A deteriorating business investment landscape will not help these weak income growth figures. Capital expenditure intentions provide an excellent forward indicator for household income growth levels in the near/intermediate-term future. Core capital-goods orders (excluding military spending and aircraft) were adverse in February and March. In April, we saw a positive print, but an observation of underlying components indicates a narrow rebound breadth. Over the last two years, we have witnessed year-over-year declines in core goods orders. There are no signs that this more significant trend is abating. C-level surveys indicate several concerns domestically and abroad. Lastly, when observing the decline in profit margins and earnings quality, it is evident that management teams are trying to stave off a material fall in profit margin by cutting expenses (labor) and capital expenditures. Business investment and expenditures are another person’s income.

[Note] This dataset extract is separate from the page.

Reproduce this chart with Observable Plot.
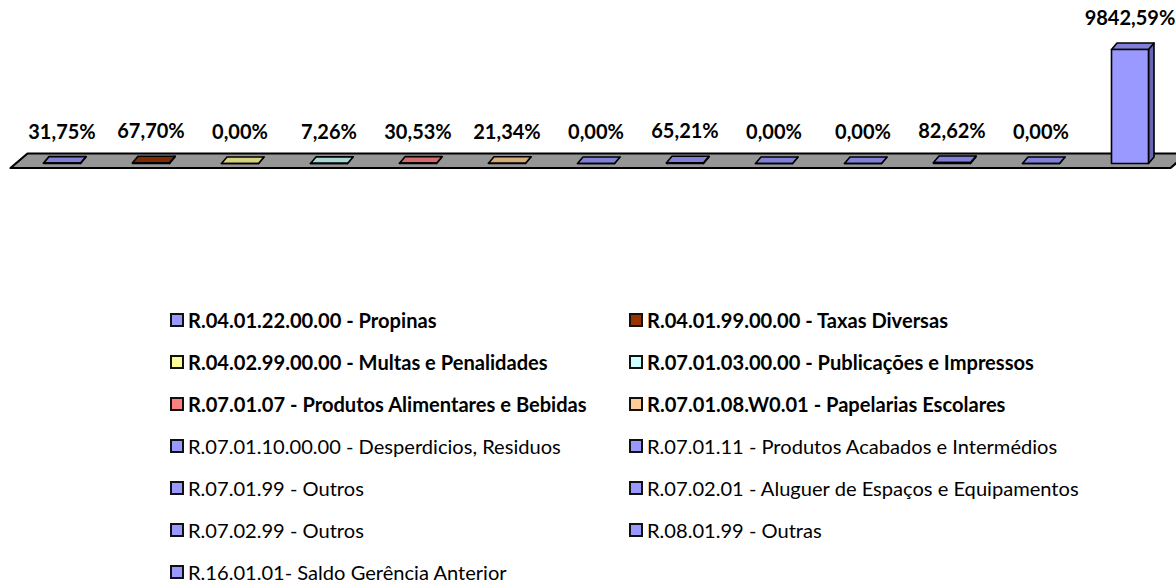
<!DOCTYPE html>
<html>
<head>
<meta charset="utf-8">
<script src="https://cdn.jsdelivr.net/npm/d3@7"></script>
<script src="https://cdn.jsdelivr.net/npm/@observablehq/plot@0.6"></script>
<style>
  html, body { margin: 0; padding: 0; background: #fff; }
  #chart svg { display: block; }
  #legend { font-family: Lato, "Open Sans", sans-serif; font-size: 20.1px; color: #000; position: relative; width: 1176px; }
  .item { display: flex; align-items: center; position: absolute; height: 18px; line-height: 18px; white-space: nowrap; }
  .sw { width: 10px; height: 10px; border: 2px solid #111; margin-right: 4px; flex: none; }
</style>
</head>
<body>
<div id="chart"></div>
<div id="legend"></div>
<script>
// ---- data ----
const categories = [
  "R.04.01.22.00.00 - Propinas",
  "R.04.01.99.00.00 - Taxas Diversas",
  "R.04.02.99.00.00 - Multas e Penalidades",
  "R.07.01.03.00.00 - Publicações e Impressos",
  "R.07.01.07 - Produtos Alimentares e Bebidas",
  "R.07.01.08.W0.01 - Papelarias Escolares",
  "R.07.01.10.00.00 - Desperdicios, Residuos",
  "R.07.01.11 - Produtos Acabados e Intermédios",
  "R.07.01.99 - Outros",
  "R.07.02.01 - Aluguer de Espaços e Equipamentos",
  "R.07.02.99 - Outros",
  "R.08.01.99 - Outras",
  "R.16.01.01- Saldo Gerência Anterior"
];
const values = [31.75, 67.70, 0.00, 7.26, 30.53, 21.34, 0.00, 65.21, 0.00, 0.00, 82.62, 0.00, 9842.59];
const boldLegend = [true, true, true, true, true, true, false, false, false, false, false, false, false];
const legendColors = ["#9999FF", "#993300", "#FFFF99", "#CCFFFF", "#FF8080", "#FFCC99",
  "#9999FF", "#9999FF", "#9999FF", "#9999FF", "#9999FF", "#9999FF", "#9999FF"];
const frontColors = ["#9999FF", "#993300", "#FFFF99", "#CCFFFF", "#FF8080", "#FFCC99",
  "#9999FF", "#9999FF", "#9999FF", "#9999FF", "#9999FF", "#9999FF", "#9999FF"];
const topColors = ["#8080D8", "#7F2A00", "#D6D27F", "#A8D6D6", "#D46A6A", "#D6AA7A",
  "#8080D8", "#8080D8", "#8080D8", "#8080D8", "#8080D8", "#8080D8", "#8080D8"];
const sideColors = ["#6666B3", "#662200", "#AAAA66", "#88AAAA", "#AA5555", "#AA8866",
  "#6666B3", "#6666B3", "#6666B3", "#6666B3", "#6666B3", "#6666B3", "#6666B3"];

// ---- layout (pixels) ----
const W = 1176, H = 298;
const step = 89;          // px between categories
const firstX = 61.5;      // px centre of first bar
const baseY = 163, topY = 49;
const maxV = d3.max(values);
const xu = 1 / step;                    // index units per px
const yu = maxV / (baseY - topY);       // value units per px
const hw = 18.5 * xu, ddx = 5.5 * xu, ddy = 6.5 * yu;

const fmt = v => d3.format(".2f")(v).replace(".", ",") + "%";

// polygons
const polys = [];
values.forEach((v, i) => {
  polys.push({face: "side", id: "s" + i, color: sideColors[i], pts: [[i + hw, 0], [i + hw, v], [i + hw + ddx, v + ddy], [i + hw + ddx, ddy]]});
  polys.push({face: "top", id: "t" + i, color: topColors[i], pts: [[i - hw, v], [i + hw, v], [i + hw + ddx, v + ddy], [i - hw + ddx, v + ddy]]});
  polys.push({face: "front", id: "f" + i, color: frontColors[i], pts: [[i - hw, 0], [i + hw, 0], [i + hw, v], [i - hw, v]]});
});
const pts = polys.flatMap(p => p.pts.map(([x, y]) => ({x, y, id: p.id, color: p.color, face: p.face})));

// floor (in scale units)
const fl = (firstX - 10) * xu, fr = 12 + (1170 - firstX - 12 * step) * xu, fd = 17 * xu;
const fFront = -4.5 * yu, fBack = 10 * yu;
const floor = [
  {x: -fl, y: fFront}, {x: fr, y: fFront}, {x: fr + fd, y: fBack}, {x: -fl + fd, y: fBack}
];

const chart = Plot.plot({
  width: W, height: H,
  marginLeft: firstX, marginRight: W - firstX - 12 * step,
  marginTop: topY, marginBottom: H - baseY,
  x: {domain: [0, 12], axis: null},
  y: {domain: [0, maxV], axis: null},
  color: {type: "identity"},
  style: {background: "transparent"},
  marks: [
    Plot.line(floor, {x: "x", y: "y", curve: "linear-closed", fill: "#969696", stroke: "#000", strokeWidth: 2.2}),
    Plot.line(pts.filter(d => d.face === "side"), {x: "x", y: "y", z: "id", fill: "color", curve: "linear-closed", stroke: "#000", strokeWidth: 1.6, strokeLinejoin: "round"}),
    Plot.line(pts.filter(d => d.face === "top"), {x: "x", y: "y", z: "id", fill: "color", curve: "linear-closed", stroke: "#000", strokeWidth: 1.6, strokeLinejoin: "round"}),
    Plot.line(pts.filter(d => d.face === "front"), {x: "x", y: "y", z: "id", fill: "color", curve: "linear-closed", stroke: "#000", strokeWidth: 1.6, strokeLinejoin: "round"}),
    Plot.text(values, {x: (d, i) => i, y: d => d, text: d => fmt(d), dy: -31, dx: 0,
      fontFamily: "Lato, 'Open Sans', sans-serif", fontWeight: "bold", fontSize: 20, fill: "#000"})
  ]
});
document.getElementById("chart").appendChild(chart);

// legend
const lg = document.getElementById("legend");
const rowH = 42;
lg.style.height = "286px";
categories.forEach((c, i) => {
  const r = Math.floor(i / 2), col = i % 2;
  const it = document.createElement("div");
  it.className = "item";
  it.style.left = (col === 0 ? 170 : 629) + "px";
  it.style.top = (r * rowH + 12.5) + "px";
  const sw = document.createElement("span");
  sw.className = "sw";
  sw.style.background = legendColors[i];
  const tx = document.createElement("span");
  tx.textContent = c;
  tx.style.fontWeight = boldLegend[i] ? "bold" : "normal";
  it.appendChild(sw); it.appendChild(tx);
  lg.appendChild(it);
});
</script>
</body>
</html>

Now with the U.S. Debt Ceiling “crisis” dealt with and the banking system showing some fight, we are watching specific sectors that we believe could represent good risk/reward or value. The energy sector continues to screen an attractive combination of cheap and capital scarce. We must ask – is the energy sector priced cheaply because the market hesitates on forward-looking estimates? The answer is yes. However, over the intermediate term (3-5 years), the reward outweighs the risk of a near-term pullback. Companies like Pioneer Natural Resources and Valero Energy represent different parts of the energy sector. Still, they are generating a lot of free cash flow and returning that capital to shareholders. The question with Pioneer is, what does leadership look like in the coming months, and will that change reflect a change in capital management? In the case of Valero, how much will WTI discounts and diesel margins narrow during 2023? Both companies have strong balance sheets, but what will cash flow look like in the coming years? “Sin stocks,” like tobacco companies, are routinely dismissed due to regulatory concerns yet continue to generate a lot of free cash flow that funds above-average cash dividend yields. As interest rate expectations rise on growing worries of a rebound in inflation, high-quality, short-dated bonds continue to offer a mid-5% annualized yield. This represents value as a way to make a respectable return consistent with inflation, yet not take the same risk as investing in equity markets that trade at a standard deviation above the historical norm.